The nests are often found with two or three eggs during breeding. The eggs are an off-white colour with dark brown specks across the surface of the egg; however, most of the specks are towards one end of the egg. The nests are normally located from 1 to 13 m meters from the ground, depending on the available opportunities to build a nest, and are suspended hammock-like between two branches. The nests are deep and cup-shaped, woven with grass, spider silk, and spider egg-sacs. Often the nest is lined with soft materials, like possum fur or pussy tails.

== Feeding adaptations ==
The spiny-cheeked honeyeater is an opportunist when it comes to feeding. Studies have shown that 38% of their diet is nectar; however, insects, small lizards, spiders, and larvae are also in the diet.

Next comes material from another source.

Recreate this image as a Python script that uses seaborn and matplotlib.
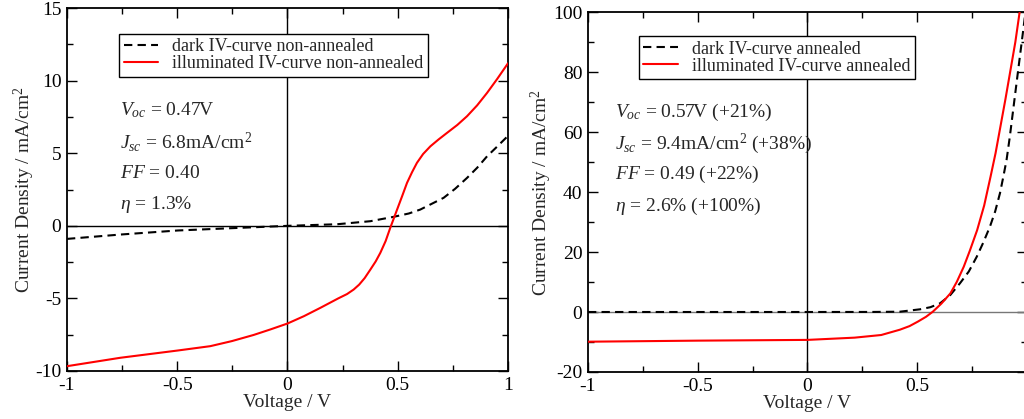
import numpy as np
import pandas as pd
import matplotlib
matplotlib.use("Agg")
import matplotlib.pyplot as plt
import seaborn as sns
from matplotlib.ticker import MultipleLocator

# ---- measured IV data (voltage in V, current density in mA/cm^2) ----
v_dark_na = [-1.0, -0.758, -0.498, -0.252, 0.0, 0.225, 0.376, 0.481, 0.55, 0.602,
             0.708, 0.76, 0.814, 0.86, 0.905, 0.95, 1.0]
j_dark_na = [-0.9, -0.6, -0.32, -0.16, 0.0, 0.11, 0.32, 0.62, 0.85, 1.12,
             1.93, 2.55, 3.30, 4.0, 4.79, 5.45, 6.2]

v_illum_na = [-1.0, -0.758, -0.498, -0.35, -0.252, -0.154, -0.078, 0.0, 0.075, 0.149,
              0.23, 0.27, 0.30, 0.325, 0.35, 0.376, 0.40, 0.421, 0.445, 0.466, 0.497,
              0.52, 0.542, 0.565, 0.587, 0.615, 0.648, 0.685, 0.723, 0.77, 0.814,
              0.86, 0.905, 0.95, 1.0]
j_illum_na = [-9.67, -9.09, -8.59, -8.29, -7.94, -7.52, -7.14, -6.73, -6.22, -5.65,
              -5.0, -4.7, -4.39, -4.05, -3.6, -3.01, -2.45, -1.86, -1.05, -0.14, 1.12,
              2.05, 2.96, 3.7, 4.34, 4.95, 5.48, 5.95, 6.40, 6.95, 7.55,
              8.3, 9.16, 10.1, 11.2]

v_dark_a = [-1.0, -0.5, 0.0, 0.3, 0.421, 0.513, 0.56, 0.604, 0.65, 0.695, 0.735,
            0.771, 0.80, 0.831, 0.855, 0.877, 0.892, 0.907, 0.922, 0.937, 0.960,
            0.983, 1.0]
j_dark_a = [0.0, 0.0, 0.0, 0.02, 0.1, 0.9, 1.6, 2.9, 5.6, 9.6, 13.5,
            18.4, 23.0, 28.4, 33.5, 39.6, 45.0, 50.7, 58.5, 67.3, 80.7,
            94.0, 104.0]

v_illum_a = [-1.0, -0.5, 0.0, 0.215, 0.336, 0.421, 0.465, 0.503, 0.54, 0.571, 0.61,
             0.651, 0.68, 0.712, 0.74, 0.773, 0.805, 0.834, 0.857, 0.879, 0.902,
             0.925, 0.947, 0.968]
j_illum_a = [-9.9, -9.55, -9.3, -8.55, -7.67, -5.9, -4.7, -3.2, -1.6, 0.1, 2.8,
             6.2, 10.0, 15.1, 20.5, 27.3, 35.5, 45.1, 53.0, 61.8, 71.0,
             80.7, 90.0, 100.7]

left_labels = ["dark IV-curve non-annealed", "illuminated IV-curve non-annealed"]
right_labels = ["dark IV-curve annealed", "illuminated IV-curve annealed"]

left_notes = [r"$V_{oc}$ = 0.47V", r"$J_{sc}$ = 6.8mA/cm$^2$",
              r"$FF$ = 0.40", r"$\eta$ = 1.3%"]
right_notes = [r"$V_{oc}$ = 0.57V (+21%)", r"$J_{sc}$ = 9.4mA/cm$^2$ (+38%)",
               r"$FF$ = 0.49 (+22%)", r"$\eta$ = 2.6% (+100%)"]

left_xticks = [-1, -0.5, 0, 0.5, 1]
left_yticks = [-10, -5, 0, 5, 10, 15]
right_xticks = [-1, -0.5, 0, 0.5]
right_yticks = [-20, 0, 20, 40, 60, 80, 100]

sns.set_style("ticks")
plt.rcParams["font.family"] = ["Liberation Serif", "DejaVu Serif"]
plt.rcParams["mathtext.fontset"] = "custom"
plt.rcParams["mathtext.rm"] = "Liberation Serif"
plt.rcParams["mathtext.it"] = "Liberation Serif:italic"
plt.rcParams["mathtext.bf"] = "Liberation Serif:bold"


def frame(xs, ys, label):
    return pd.DataFrame({"V": xs, "J": ys, "curve": label})


fig = plt.figure(figsize=(10.24, 4.19), dpi=100)
ax1 = fig.add_axes([0.0654, 0.1146, 0.4307, 0.866])
ax2 = fig.add_axes([0.5742, 0.1122, 0.4287, 0.859])

panels = [
    (ax1, (v_dark_na, j_dark_na), (v_illum_na, j_illum_na), left_labels, left_notes,
     (-1, 1), (-10, 15), left_xticks, left_yticks, 2.5, "black",
     [0.718, 0.630, 0.545, 0.459], 0.12, (0.118, 0.93)),
    (ax2, (v_dark_a, j_dark_a), (v_illum_a, j_illum_a), right_labels, right_notes,
     (-1, 1), (-20, 100), right_xticks, right_yticks, 10, "#777777",
     [0.721, 0.635, 0.549, 0.461], 0.062, (0.116, 0.933)),
]

for (ax, dark, illum, labels, notes, xlim, ylim, xt, yt, yminor, zero_col,
     note_y, note_x, leg_pos) in panels:
    ax.axvline(0, color="black", lw=1.0, zorder=1)
    ax.axhline(0, color=zero_col, lw=1.0, zorder=1)
    df = pd.concat([frame(*dark, labels[0]), frame(*illum, labels[1])])
    sns.lineplot(data=df, x="V", y="J", hue="curve", style="curve",
                 palette=["black", "#ff0000"], dashes=[(4, 2.5), ""],
                 linewidth=1.5, sort=False, estimator=None, ax=ax, zorder=3)
    ax.set_xlim(*xlim)
    ax.set_ylim(*ylim)
    ax.set_xticks(xt)
    ax.set_xticklabels([f"{t:g}" for t in xt])
    ax.set_yticks(yt)
    ax.set_yticklabels([f"{t:g}" for t in yt])
    ax.xaxis.set_minor_locator(MultipleLocator(0.25))
    ax.yaxis.set_minor_locator(MultipleLocator(yminor))
    ax.tick_params(which="both", direction="in", top=True, right=True,
                   labelsize=14, colors="black", width=1.0)
    ax.tick_params(which="major", length=7, pad=4)
    ax.tick_params(which="minor", length=4)
    for s in ax.spines.values():
        s.set_visible(True)
        s.set_color("black")
        s.set_linewidth(1.3)
    ax.set_xlabel("Voltage / V", fontsize=14, labelpad=0)
    ax.set_ylabel("Current Density / mA/cm$^2$", fontsize=14, labelpad=-1)
    leg = ax.legend(loc="upper left", bbox_to_anchor=leg_pos, fontsize=13,
                    frameon=True, fancybox=False, framealpha=1, edgecolor="black",
                    handlelength=1.9, handletextpad=0.8, labelspacing=0.0,
                    borderpad=0.25, borderaxespad=0)
    leg.get_frame().set_linewidth(1.0)
    for txt, yy in zip(notes, note_y):
        ax.text(note_x, yy, txt, transform=ax.transAxes, fontsize=14,
                va="center", ha="left")

fig.savefig("out.png", dpi=100)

The spiny-cheeked honeyeater is one of the largest beaked among honeyeaters in a South Australian study, where it was found that this bird's preference for nectar and insects was about the same. However, when there is an abundance of nectar in the winter and spring, the birds tend to take advantage of this resource, allowing other times of the year for their diet on insects. The bird is considered a frugivorous feeder, so the remaining diet on fruit would be around 25%, if we consider that 38% of the diet is nectar.

Observations of birds when feeding their fledglings in Sorrento, Victoria, tell of birds taking advantage of available fruit from native plants. The birds have also been seen in orchard environments, but there is no conclusive evidence that this type of fruit was a target for their diet.

== Ecology ==
The ecology of the spiny-cheeked honeyeater would be similar to that of many honeyeaters. Honeyeaters that have diets of nectar, insects, and fruit can provide several services for the bushland they inhabit.

As a nectar feeder, they have a role in pollination. The pollination activities would specialise in the production of fruit that the bird would feed on in the summer, when the fruit is ripe.

After feeding on the ripened fruit, the birds would provide a service of seed dispersal, which ensures the food source for this and other species over a widening territory. It also precludes the seed from other species that have primary diets consisting of seeds.

In addition, it was found that the bird's ability to disperse seed comes with a high probability that the seed dispersed will germinate.

As an insectivore, its ability to control insects may be limited; however, reviews of studies have shown that the removal of bird species has increased insect herbivore activity, and increased crop damage.